Tamil author Perumal Murugan had quit writing and withdrawn all his works after protests over his novel, 'Madhorubagan'.

Chennai: 

Tamil author and professor Perumal Murugan, who gave up writing after he was hounded by Hindu fundamentalist and caste groups, would join the faculty of the Presidency College in Chennai today. His wife, a member of the Tamil faculty, would join Queen Mary's College in the city. Both had sought transfer, fearing for their life in their hometown of Namakal, where they used to teach at the government college.

Hindu groups and caste outfits in Namakal had protested and even observed a bandh last month against Perumal Murugan's novel, Madhorubhagan, saying it showed their women and their temple in bad light. The novel had been published in 2010, and has also been translated in English, as One Part Woman.

The story revolves around an ancient tradition that allowed childless women to have sex outside marriage, in the hope of bearing a child.

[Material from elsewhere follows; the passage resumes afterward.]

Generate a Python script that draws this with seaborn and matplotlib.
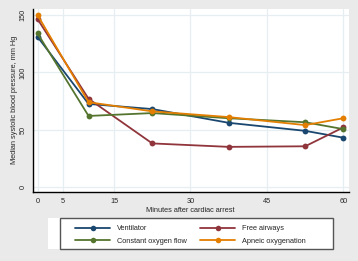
import pandas as pd
import matplotlib
matplotlib.use("Agg")
import matplotlib.pyplot as plt
import seaborn as sns
from matplotlib.patches import Rectangle

# minutes after cardiac arrest (midpoints of sampling intervals)
minutes = [0, 10, 22.5, 37.5, 52.5, 60]

ventilator = [131, 72.5, 68, 56, 49, 43]
free_airways = [146.5, 77, 38, 35, 35.5, 52]
constant_o2 = [134, 62, 64.5, 60, 56.5, 50.5]
apneic_o2 = [150, 74, 66, 61, 54, 60]

groups = ["Ventilator", "Free airways", "Constant oxygen flow", "Apneic oxygenation"]
colors = ["#1a476f", "#90353b", "#55752f", "#e37e00"]

x_ticks = [0, 5, 15, 30, 45, 60]
y_ticks = [0, 50, 100, 150]

frames = []
for name, vals in zip(groups, [ventilator, free_airways, constant_o2, apneic_o2]):
    frames.append(pd.DataFrame({"minute": minutes, "sbp": vals, "group": name}))
df = pd.concat(frames, ignore_index=True)

sns.set_style("white")
plt.rcParams['font.family'] = ['Liberation Sans', 'DejaVu Sans']
fs = 5.3
W, H = 358, 261

bg = "#eaeaea"
fig = plt.figure(figsize=(3.58, 2.61), dpi=100, facecolor=bg)
ax = fig.add_axes([0.0908, 0.2644, 0.884, 0.703])
ax.set_facecolor("white")

for v in x_ticks:
    ax.axvline(v, color="#e6eef1", lw=0.9, zorder=0)
for v in y_ticks:
    ax.axhline(v, color="#e6eef1", lw=0.9, zorder=0)

sns.lineplot(data=df, x="minute", y="sbp", hue="group", hue_order=groups,
             palette=colors, marker="o", markersize=4.2, markeredgewidth=0,
             linewidth=1.3, ax=ax, legend=False, zorder=3)

ax.set_xlim(-1.0, 61.1)
ax.set_ylim(-4.4, 155.8)
ax.set_xticks(x_ticks)
ax.set_yticks(y_ticks)
ax.tick_params(axis="both", direction="out", length=3, width=0.8,
               labelsize=fs, color="black", pad=1.5)
for lab in ax.get_yticklabels():
    lab.set_rotation(90)
    lab.set_va("center")

sns.despine(ax=ax, top=True, right=True)
for side in ["left", "bottom"]:
    ax.spines[side].set_color("black")
    ax.spines[side].set_linewidth(1.0)

ax.set_xlabel("Minutes after cardiac arrest", fontsize=fs, labelpad=1.5)
ax.set_ylabel("Median systolic blood pressure, mm Hg", fontsize=fs, labelpad=1)

# legend box drawn separately, entries placed inside it
fig.patches.append(Rectangle((48 / W, 1 - 249 / H), 12 / W, 31 / H,
                             transform=fig.transFigure, facecolor="white",
                             edgecolor="none", zorder=0))
fig.patches.append(Rectangle((60 / W, 1 - 249 / H), 273 / W, 31 / H,
                             transform=fig.transFigure, facecolor="white",
                             edgecolor="#555555", linewidth=1.0, zorder=0))

# two columns, filled row by row like Stata
order = [0, 2, 1, 3]
leg_handles = [plt.Line2D([], [], color=colors[i], marker="o", markersize=4,
                          markeredgewidth=0, linewidth=1.3) for i in order]
leg_labels = [groups[i] for i in order]
leg = fig.legend(leg_handles, leg_labels, ncol=2, loc="center left",
                 bbox_to_anchor=(75 / W, 1 - 235 / H),
                 bbox_transform=fig.transFigure,
                 fontsize=fs, handlelength=4.8, handletextpad=0.9,
                 columnspacing=1.8, borderpad=0, labelspacing=0.75,
                 frameon=False, borderaxespad=0)

fig.savefig("out.png", dpi=100, facecolor=bg)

The author had apologised and explained that it was a work of fiction. Sources close to Mr Murugan have said the police, who had arranged peace meetings with protesters, reportedly coerced him to sign an allegedly illegal agreement withdrawing the book.

They looked at it only "as a law and order issue and they were bent to quell it by hook or crook even if it means compromising fundamental rights" says a close friend of the author.

Peeved, Perumal Murugan announced, "The writer in me is dead," and withdrew all his writings.

The People's Union for Civil Liberties (PUCL) has moved the Madras High Court seeking a direction to quash the agreement the Namakkal police reportedly made Perumal Murugan sign. The court is set to hear the case on the February 24. "The excuse of law and order cannot be an excuse to barter away fundamental rights because the fundamental rights cannot be the domain or cannot be the subject of compromises. Mobs, today control free speech and expression and governments, instead of their obligation to protect fundamental rights, actually side with the people who break the law," says PUCL general secretary V Suresh.

Authors and writers have appealed to Mr Murugan to resume writing. But people close to him say he's determined and it's too early now to expect a change of heart.